The Double Extortion Cluster: Icarus Meets a Rival
Shortly after the exfiltration, things went sideways for the attackers. A threat group named Icarus stepped up to claim responsibility for the Klue heist. They listed their victims on a Tor-based leak site hosted on AS200593 (PROSPERO OOO, a known bulletproof host in the Russian Federation).
Icarus sent extortion emails to affected employees (including Huntress staff on June 16) demanding payments. They pressured victims to contact them via Session messenger, using compromised email systems of an Australian retail brand to avoid detection. But cybercrime is a lawless playground. On June 24, a second, unauthorized crew hacked the Icarus infrastructure and grabbed the stolen Salesforce data. They launched their own parallel extortion campaign.
Think about that. If you're one of the victims, you're now getting demands from two separate extortionists for the exact same database. It is an absolute mess, and it exposes the lie that paying criminals solves your problems. You can't trust them to delete the data. Once the data leaves your control, it is gone. If a rival gang can steal the database from the original hacker, your risk of public exposure remains exactly the same.
Tightening the Reins on Legacy API Integrations
So how do we fix this? As a cloud posture specialist, my job is to clean up structural drift before it bites us.
First, if you run any Klue integration, disable it immediately. Keep it disabled until Klue issues a certified threat audit and clear remediation details. Do not trust a quick patch.
Second, start auditing OAuth tokens. The big trap is "set and forget." You set up a connection, the pilot ends, and the token remains active for years. That is a security gap waiting to be abused. Implement automated scans that flag integration keys that have been idle for 30 days. If they are not active, revoke them.
Third, lock down Salesforce API permissions.

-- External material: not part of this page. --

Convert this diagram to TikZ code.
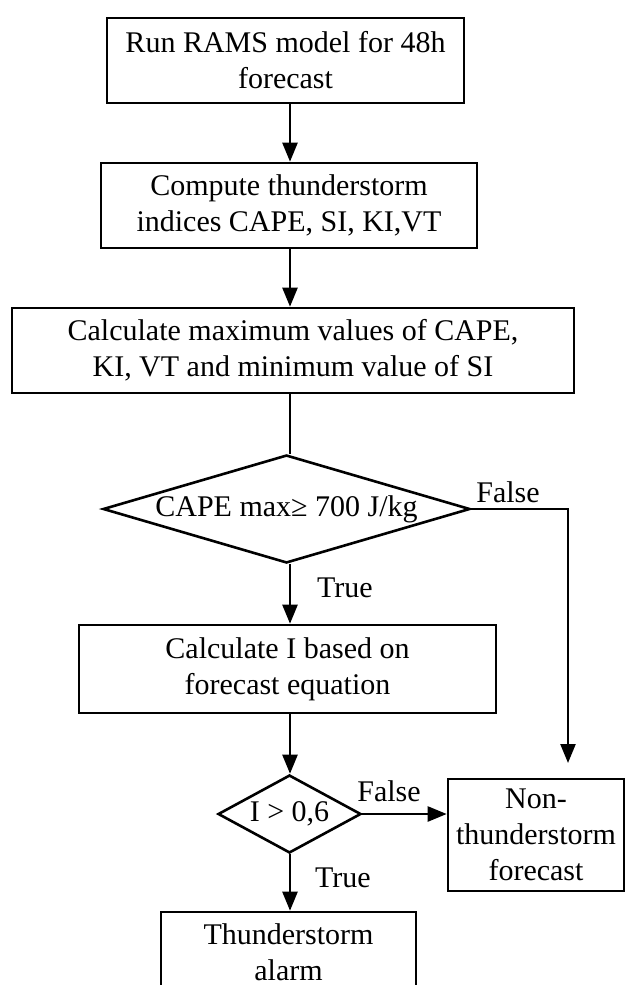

Most integrations demand full admin permissions to read and write all custom objects. That is reckless. You need to assign the least privilege needed for the specific workload. If the integration only needs to push metadata, it should not have read access to your entire contact database. As we've seen in other enterprise vulnerabilities, even authorized testing can be mislabeled as an attack if security telemetry is siloed. Similarly, legacy integration blind spots remain a massive risk.
Fourth, prepare for the fallout. The exfiltrated sales communications make the perfect base for hyper-targeted phishing campaigns. Attackers can draft emails referencing actual historical conversations, making them look highly legitimate to your sales staff. Keep your teams warned, check your secrets, and automate credential lifecycle monitoring. We cannot let legacy credentials sit around in our cloud infrastructure.